Эти предосторожности и опасения — здесь очень уместно слово «суета» — показывают, что Фридрих не был в полной мере уверен в мудрости и энергичности союзников. К середине сентября Карл Лотарингский ушел из Эльзаса и двигался маршем в направлении Богемии. 16 сентября Фридрих имел возможность написать герцогу Гольштейн-Бекскому, прусскому фельдмаршалу, возглавлявшему войска в Бреслау: «Прага взята. В наших руках 76 000 пленных. Устройте салют из крепостных орудий и организуйте благодарственный молебен!» Это была сравнительно несложная операция. Ее цена со стороны Пруссии — тридцать убитых и шестьдесят шесть раненых. Маркграф Вильгельм Бранденбургский, родственник Фридриха, перешел на его сторону.
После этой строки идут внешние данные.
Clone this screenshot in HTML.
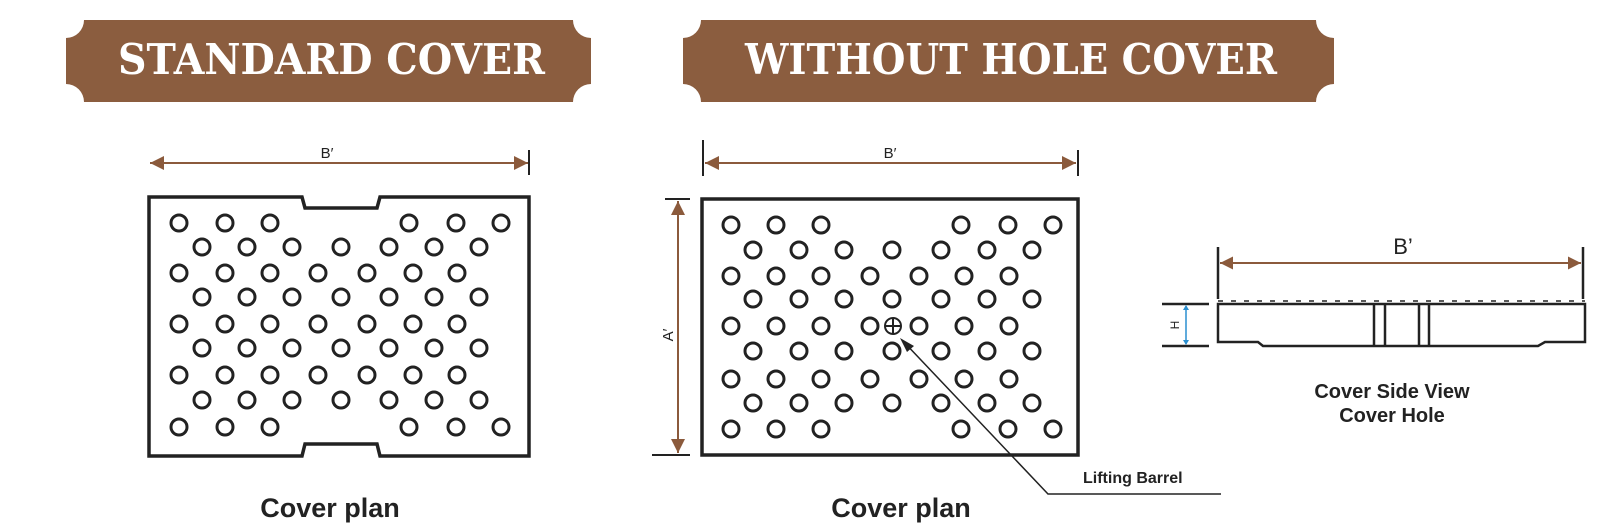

Спустя неделю он получил сведения, что на марше находятся несколько корпусов саксонской армии. Существовала вероятность, что они повернут на север в направлении Ганновера, опасаясь, как надеялся Фридрих, французского наступления из Вестфалии; однако саксонцы скорее всего решат присоединиться к Карлу Лотарингскому, который двигался в сторону Богемии. Было очевидно, считал он, что Саксония уже сделала свой выбор. Она встала на сторону Марии Терезии и Британии. Она находится во враждебном лагере. Этого, полагал Фридрих, не произошло бы, если бы Франция действовала быстрее. Саксония колебалась; нерешительность и отсрочки склонили ее к переходу на другую сторону. Что касается возможных претензий Саксонии к Пруссии в связи с прохождением ее войск, Фридрих коротко написал министру иностранных дел: «Если саксонцы выступят против нас, я не заплачу им ничего! Rien, сотте de justice»[104]. Вскоре было установлено, что саксонская армия в 20 000 человек, из которых 6000 составляла кавалерия, идет на соединение с Карлом Лотарингским. Он много раз упоминал саксонское вероломство, поэтому неожиданностью для него их поведение стать не могло.
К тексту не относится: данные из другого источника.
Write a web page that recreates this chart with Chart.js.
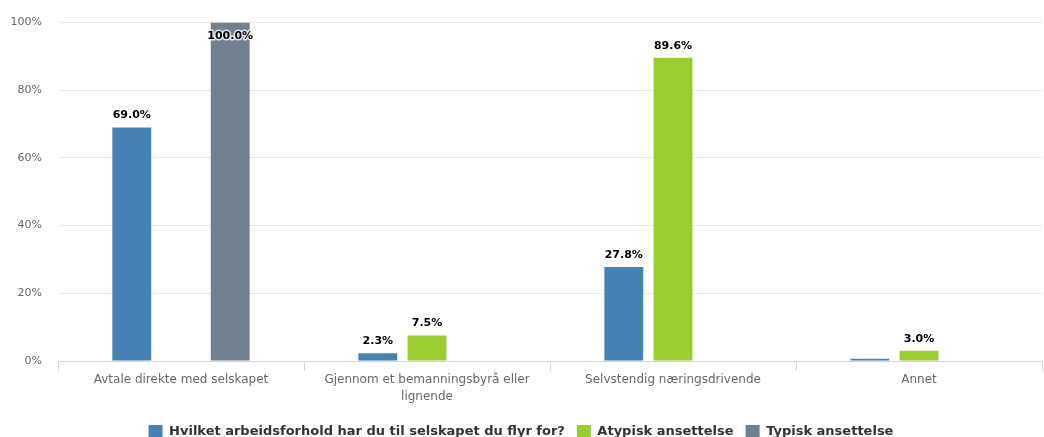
<!DOCTYPE html>
<html>
<head>
<meta charset="utf-8">
<script src="https://cdn.jsdelivr.net/npm/chart.js@4/dist/chart.umd.min.js"></script>
<style>
    html, body { margin: 0; padding: 0; background: #fff; }
    #wrap { width: 1044px; height: 437px; }
</style>
</head>
<body>
<div id="wrap"><canvas id="chart"></canvas></div>
<script>
const categories = [
    "Avtale direkte med selskapet",
    ["Gjennom et bemanningsbyrå eller", "lignende"],
    "Selvstendig næringsdrivende",
    "Annet",
];
const seriesNames = [
    "Hvilket arbeidsforhold har du til selskapet du flyr for?",
    "Atypisk ansettelse",
    "Typisk ansettelse",
];
const allAnswers = [69.0, 2.3, 27.8, 0.7];
const atypical = [null, 7.5, 89.6, 3.0];
const typical = [100.0, null, null, null];
const yTicks = [0, 20, 40, 60, 80, 100];

const colors = ["#4682b4", "#9acd32", "#708090"];
const fontFamily = "'DejaVu Sans', sans-serif";

// value labels above each bar, white halo like the original
const valueLabels = {
    id: "valueLabels",
    afterDatasetsDraw(chart) {
        const ctx = chart.ctx;
        const top = chart.chartArea.top;
        ctx.save();
        ctx.font = "bold 11px " + fontFamily;
        ctx.textAlign = "center";
        ctx.textBaseline = "middle";
        ctx.lineJoin = "round";
        chart.data.datasets.forEach((ds, i) => {
            const meta = chart.getDatasetMeta(i);
            meta.data.forEach((bar, j) => {
                const v = ds.data[j];
                if (v === null || v < 1) return;
                const text = v.toFixed(1) + "%";
                const y = Math.max(bar.y - 12, top + 14);
                ctx.strokeStyle = "rgba(255,255,255,0.8)";
                ctx.lineWidth = 3;
                ctx.strokeText(text, bar.x, y);
                ctx.fillStyle = "#000";
                ctx.fillText(text, bar.x, y);
            });
        });
        ctx.restore();
    },
};

new Chart(document.getElementById("chart"), {
    type: "bar",
    data: {
        labels: categories,
        datasets: [
            { label: seriesNames[0], data: allAnswers, backgroundColor: colors[0] },
            { label: seriesNames[1], data: atypical, backgroundColor: colors[1] },
            { label: seriesNames[2], data: typical, backgroundColor: colors[2] },
        ],
    },
    options: {
        responsive: true,
        maintainAspectRatio: false,
        animation: false,
        layout: { padding: { top: 14, right: 2, left: 0, bottom: -12 } },
        datasets: {
            bar: {
                categoryPercentage: 0.6,
                barPercentage: 0.79,
                skipNull: false,
            },
        },
        plugins: {
            legend: {
                position: "bottom",
                labels: {
                    boxWidth: 14,
                    boxHeight: 14,
                    padding: 12,
                    color: "#333",
                    font: { family: fontFamily, size: 13, weight: "bold" },
                },
            },
            tooltip: { enabled: false },
        },
        scales: {
            x: {
                offset: true,
                grid: {
                    offset: true,
                    drawOnChartArea: false,
                    tickLength: 10,
                    color: "#ccd6eb",
                },
                border: { color: "#ccd6eb" },
                ticks: {
                    color: "#666",
                    padding: 0,
                    maxRotation: 0,
                    autoSkip: false,
                    font: { family: fontFamily, size: 12, lineHeight: 1.45 },
                },
                afterFit(scale) { scale.height = 52; },
            },
            y: {
                min: 0,
                max: 100,
                afterBuildTicks(scale) {
                    scale.ticks = yTicks.map((v) => ({ value: v }));
                },
                grid: { color: "#e6e6e6", drawTicks: false },
                border: { display: false },
                ticks: {
                    color: "#666",
                    padding: 16,
                    font: { family: fontFamily, size: 11 },
                    callback: (v) => v + "%",
                },
                afterFit(scale) { scale.width = 58; },
            },
        },
    },
    plugins: [valueLabels],
});
</script>
</body>
</html>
Теперь Фридриху противостояли силы, значительно более крупные, чем те, что Карл вводил в Эльзас. Его расчеты оказались неоправданно оптимистическими. Соединившиеся австрийцы и саксонцы, которым не мешала французская армия, создавали угрозу основным силам Пруссии. Для него было важно, чтобы противник более не получал подкреплений с севера, из Ганновера, или дополнительных саксонских войск, не успевших соединиться с Карлом Лотарингским. Он писал о необходимости активных действий, чтобы любые выделенные Британией или Ганновером для Марии Терезии войска удерживались от него на расстоянии. Имперской — или французской армии — следует, как предусматривалось планом, двигаться на Ганновер. Он мог содействовать этому, сконцентрировав прусские корпуса у Магдебурга и угрожая оттуда Ганноверу и Саксонии. Как кошмар Фридриха преследовала вероятность беспрепятственных действий на севере Германии объединившихся саксонцев, ганноверцев и, вероятно, британцев; возможны и маневры враждебной России за линией восточной границы, в то время как он всецело занят противоборством с основными силами австрийцев и саксонцев в Богемии. Король способен справиться с последней опасностью, если союзники начнут действовать.